Moreover, to concede that our life’s purpose is given by Someone else threatens the only instrument our society says makes anything meaningful: our choice, the unrestrained imposition of our will.

And so we take things upon ourselves. Activity becomes our primary source of identity, not our relationship with God. And when we do go to prayer, we go with a list of demands instead of a heart open to receive and do God’s will. When we partake in the sacraments, we instrumentalize them as divine aids to our plans instead of transformative receptions of the living God.

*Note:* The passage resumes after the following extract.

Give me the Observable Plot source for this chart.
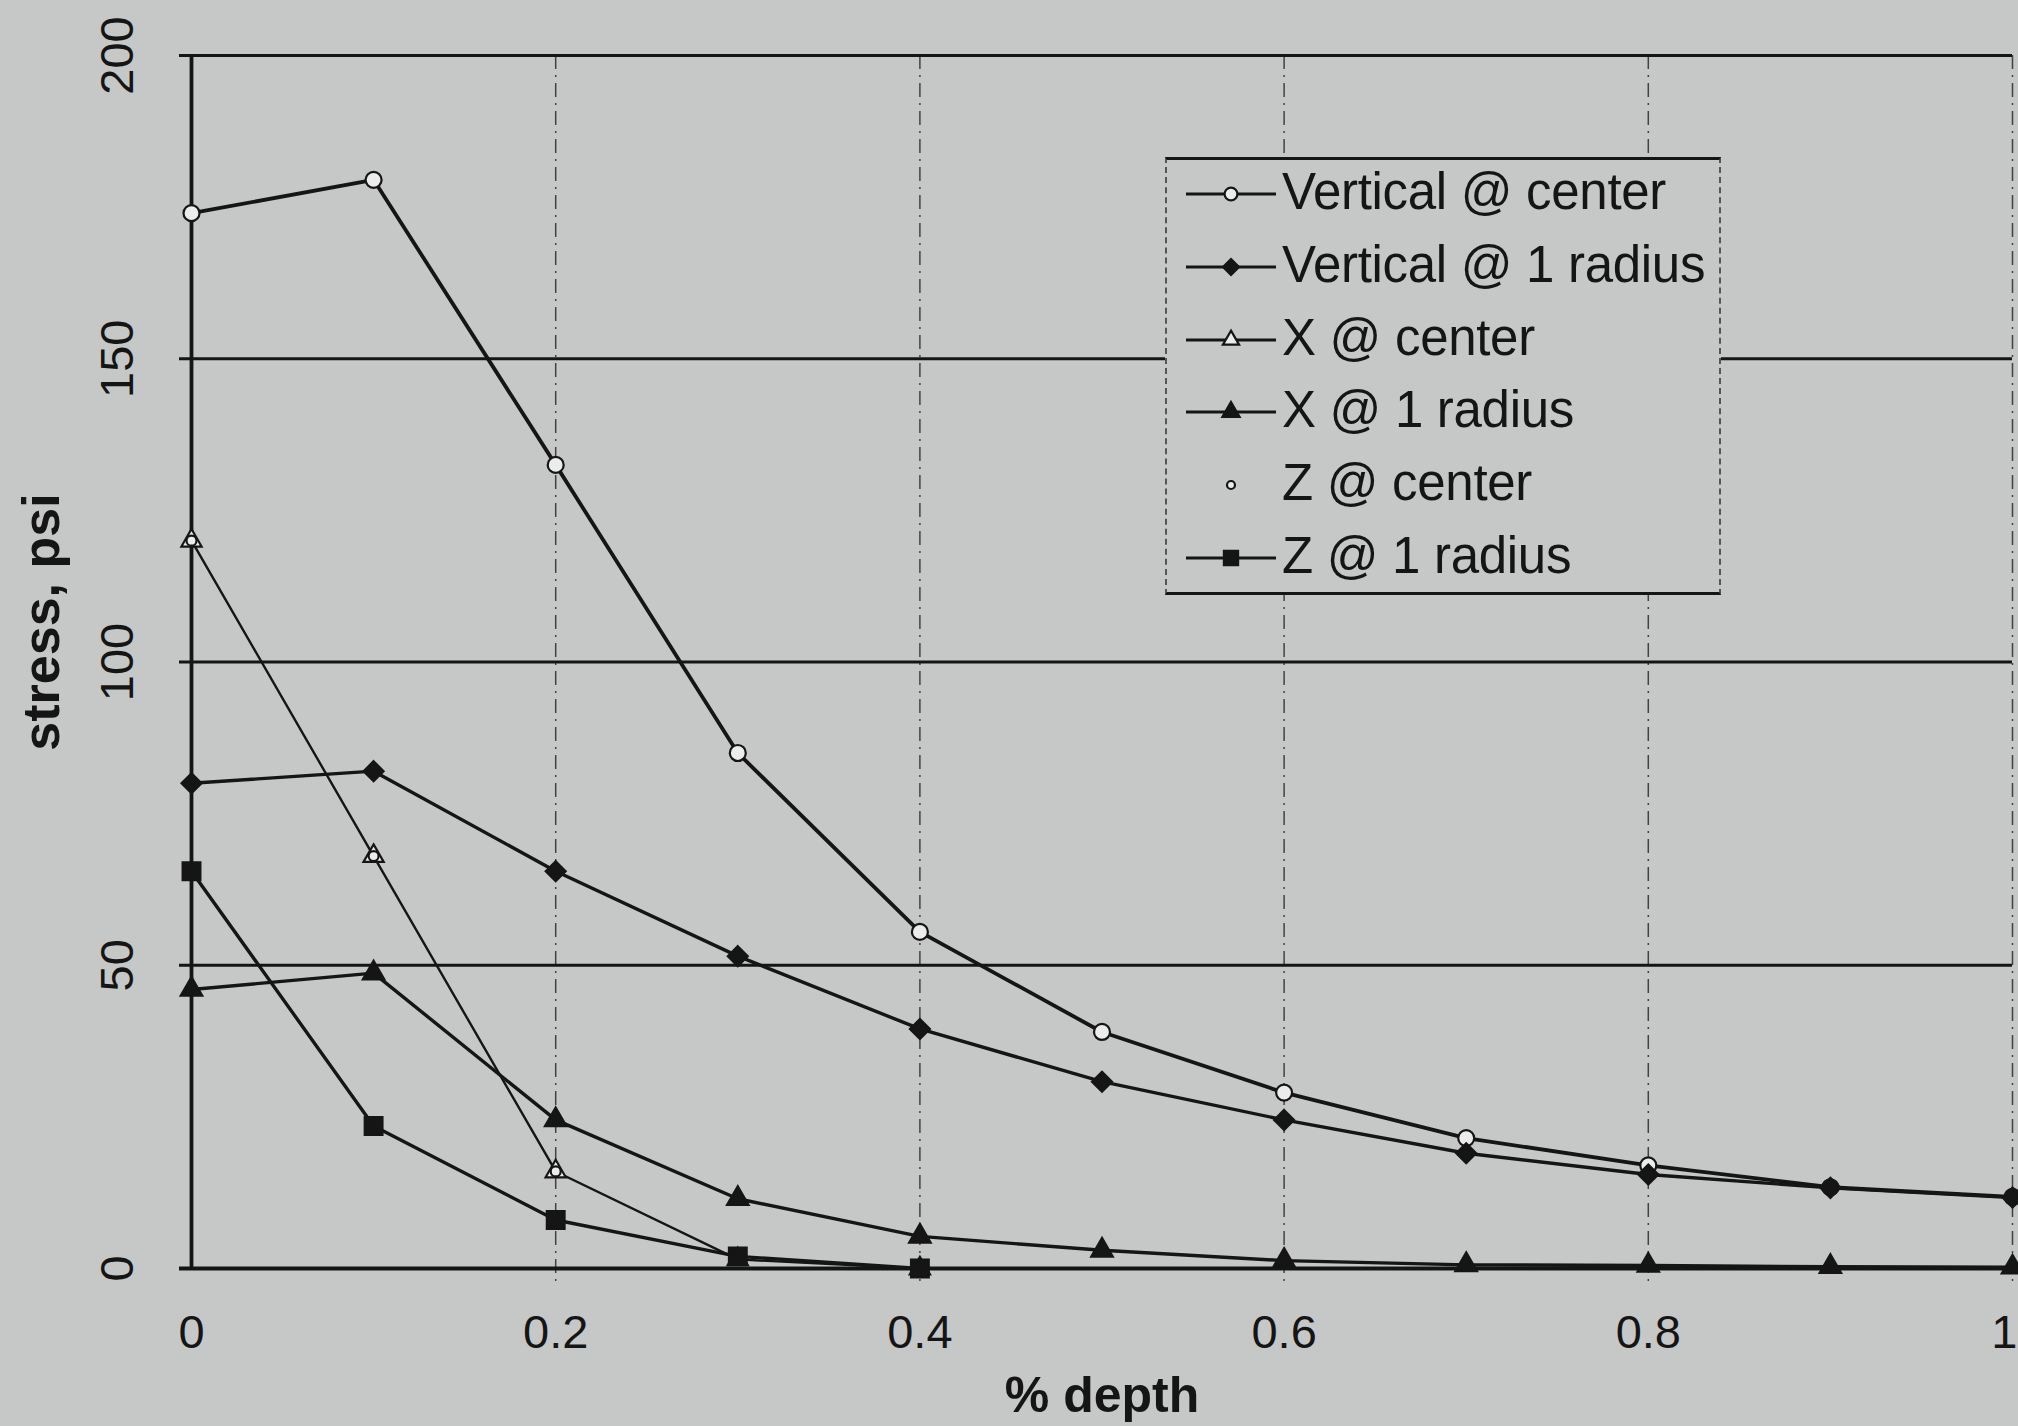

Even good Catholic men can fall prey to this logic, following a crude reduction of theology of the body that says receptivity is exclusive to women.

This logic is built upon a lie, a misunderstanding of who we are as adopted sons of God the Father. Though it comes under the banner of “freedom” and “control,” following this logic traps us in a cycle of self-seeking that never satisfies. Instead, it leaves us where it had left me at in my discernment before going to the monastery: frustrated and fruitless.

We are not our own. And we’re incapable of knowing who we are and what we’re made for apart from the One who made us. Whether you’re discerning your vocation or how best to live it, you cannot do so without the Lord. No amount of self-seeking activity will suffice.

This isn’t to say that we contribute nothing to our relationship with God. Just as Jesus asked Peter to bring his catch of fish to their seaside breakfast, the Lord invites us to bring our desires to prayer and our good works to the altar. But we must do so humbly, aware that we only have anything to offer the Lord because he has first given us all that we have, all that we are.

The reality is that even the manliest of men must be receptive before the Father, something Christ modeled for us during his earthly ministry. For we have a God who “has filled the hungry with good things,” while “the rich he has sent away empty.” We have a God who wishes to strengthen us through the sacraments, enliven us through prayer, and inspire us through his word.

Let’s stop grasping for scraps that never satisfy. Instead, let us humbly receive what the Lord gives us and taste the fulfillment only found in him.